Task requirements -
Copy every entry exactly.

════

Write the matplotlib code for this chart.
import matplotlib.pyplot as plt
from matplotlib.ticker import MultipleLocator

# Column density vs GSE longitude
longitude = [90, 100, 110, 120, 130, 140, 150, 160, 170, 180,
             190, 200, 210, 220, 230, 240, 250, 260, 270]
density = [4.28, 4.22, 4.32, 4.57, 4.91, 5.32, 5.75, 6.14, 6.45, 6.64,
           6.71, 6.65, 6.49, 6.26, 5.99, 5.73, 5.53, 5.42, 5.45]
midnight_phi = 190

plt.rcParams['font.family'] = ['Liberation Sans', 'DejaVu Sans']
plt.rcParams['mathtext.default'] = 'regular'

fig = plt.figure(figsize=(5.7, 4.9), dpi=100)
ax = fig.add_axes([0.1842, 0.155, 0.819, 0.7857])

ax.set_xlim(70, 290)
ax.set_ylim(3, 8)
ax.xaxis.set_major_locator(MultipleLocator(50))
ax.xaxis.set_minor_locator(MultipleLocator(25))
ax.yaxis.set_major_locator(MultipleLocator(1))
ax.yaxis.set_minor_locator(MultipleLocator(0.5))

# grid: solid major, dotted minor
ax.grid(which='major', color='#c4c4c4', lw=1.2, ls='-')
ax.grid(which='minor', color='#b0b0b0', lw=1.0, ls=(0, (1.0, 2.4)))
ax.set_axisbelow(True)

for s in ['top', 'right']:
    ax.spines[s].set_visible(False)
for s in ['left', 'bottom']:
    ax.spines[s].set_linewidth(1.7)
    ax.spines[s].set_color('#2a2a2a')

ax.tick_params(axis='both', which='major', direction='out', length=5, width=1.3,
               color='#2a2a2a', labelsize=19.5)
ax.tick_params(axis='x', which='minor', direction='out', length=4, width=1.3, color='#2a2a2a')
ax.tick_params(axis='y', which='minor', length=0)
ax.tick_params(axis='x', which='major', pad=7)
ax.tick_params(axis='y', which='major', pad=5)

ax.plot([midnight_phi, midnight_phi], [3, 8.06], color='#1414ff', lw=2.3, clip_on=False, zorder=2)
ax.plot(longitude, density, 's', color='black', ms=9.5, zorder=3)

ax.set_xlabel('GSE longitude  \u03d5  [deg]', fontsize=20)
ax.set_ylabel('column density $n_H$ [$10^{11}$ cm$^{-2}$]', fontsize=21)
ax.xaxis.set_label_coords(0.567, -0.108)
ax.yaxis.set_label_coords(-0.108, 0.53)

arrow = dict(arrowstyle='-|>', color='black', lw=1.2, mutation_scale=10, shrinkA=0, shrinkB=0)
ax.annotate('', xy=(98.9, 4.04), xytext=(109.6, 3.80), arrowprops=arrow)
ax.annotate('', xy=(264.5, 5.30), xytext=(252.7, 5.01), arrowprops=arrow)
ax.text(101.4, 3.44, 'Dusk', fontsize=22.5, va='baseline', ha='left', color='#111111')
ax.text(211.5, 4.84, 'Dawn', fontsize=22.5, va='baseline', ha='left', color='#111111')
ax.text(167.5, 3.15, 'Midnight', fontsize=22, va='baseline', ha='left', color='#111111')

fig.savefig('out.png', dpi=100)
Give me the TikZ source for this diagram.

════

Answer below -
Write the matplotlib code for this chart.
import matplotlib.pyplot as plt
from matplotlib.ticker import MultipleLocator

# Column density vs GSE longitude
longitude = [90, 100, 110, 120, 130, 140, 150, 160, 170, 180,
             190, 200, 210, 220, 230, 240, 250, 260, 270]
density = [4.28, 4.22, 4.32, 4.57, 4.91, 5.32, 5.75, 6.14, 6.45, 6.64,
           6.71, 6.65, 6.49, 6.26, 5.99, 5.73, 5.53, 5.42, 5.45]
midnight_phi = 190

plt.rcParams['font.family'] = ['Liberation Sans', 'DejaVu Sans']
plt.rcParams['mathtext.default'] = 'regular'

fig = plt.figure(figsize=(5.7, 4.9), dpi=100)
ax = fig.add_axes([0.1842, 0.155, 0.819, 0.7857])

ax.set_xlim(70, 290)
ax.set_ylim(3, 8)
ax.xaxis.set_major_locator(MultipleLocator(50))
ax.xaxis.set_minor_locator(MultipleLocator(25))
ax.yaxis.set_major_locator(MultipleLocator(1))
ax.yaxis.set_minor_locator(MultipleLocator(0.5))

# grid: solid major, dotted minor
ax.grid(which='major', color='#c4c4c4', lw=1.2, ls='-')
ax.grid(which='minor', color='#b0b0b0', lw=1.0, ls=(0, (1.0, 2.4)))
ax.set_axisbelow(True)

for s in ['top', 'right']:
    ax.spines[s].set_visible(False)
for s in ['left', 'bottom']:
    ax.spines[s].set_linewidth(1.7)
    ax.spines[s].set_color('#2a2a2a')

ax.tick_params(axis='both', which='major', direction='out', length=5, width=1.3,
               color='#2a2a2a', labelsize=19.5)
ax.tick_params(axis='x', which='minor', direction='out', length=4, width=1.3, color='#2a2a2a')
ax.tick_params(axis='y', which='minor', length=0)
ax.tick_params(axis='x', which='major', pad=7)
ax.tick_params(axis='y', which='major', pad=5)

ax.plot([midnight_phi, midnight_phi], [3, 8.06], color='#1414ff', lw=2.3, clip_on=False, zorder=2)
ax.plot(longitude, density, 's', color='black', ms=9.5, zorder=3)

ax.set_xlabel('GSE longitude  \u03d5  [deg]', fontsize=20)
ax.set_ylabel('column density $n_H$ [$10^{11}$ cm$^{-2}$]', fontsize=21)
ax.xaxis.set_label_coords(0.567, -0.108)
ax.yaxis.set_label_coords(-0.108, 0.53)

arrow = dict(arrowstyle='-|>', color='black', lw=1.2, mutation_scale=10, shrinkA=0, shrinkB=0)
ax.annotate('', xy=(98.9, 4.04), xytext=(109.6, 3.80), arrowprops=arrow)
ax.annotate('', xy=(264.5, 5.30), xytext=(252.7, 5.01), arrowprops=arrow)
ax.text(101.4, 3.44, 'Dusk', fontsize=22.5, va='baseline', ha='left', color='#111111')
ax.text(211.5, 4.84, 'Dawn', fontsize=22.5, va='baseline', ha='left', color='#111111')
ax.text(167.5, 3.15, 'Midnight', fontsize=22, va='baseline', ha='left', color='#111111')

fig.savefig('out.png', dpi=100)
Give me the TikZ source for this diagram.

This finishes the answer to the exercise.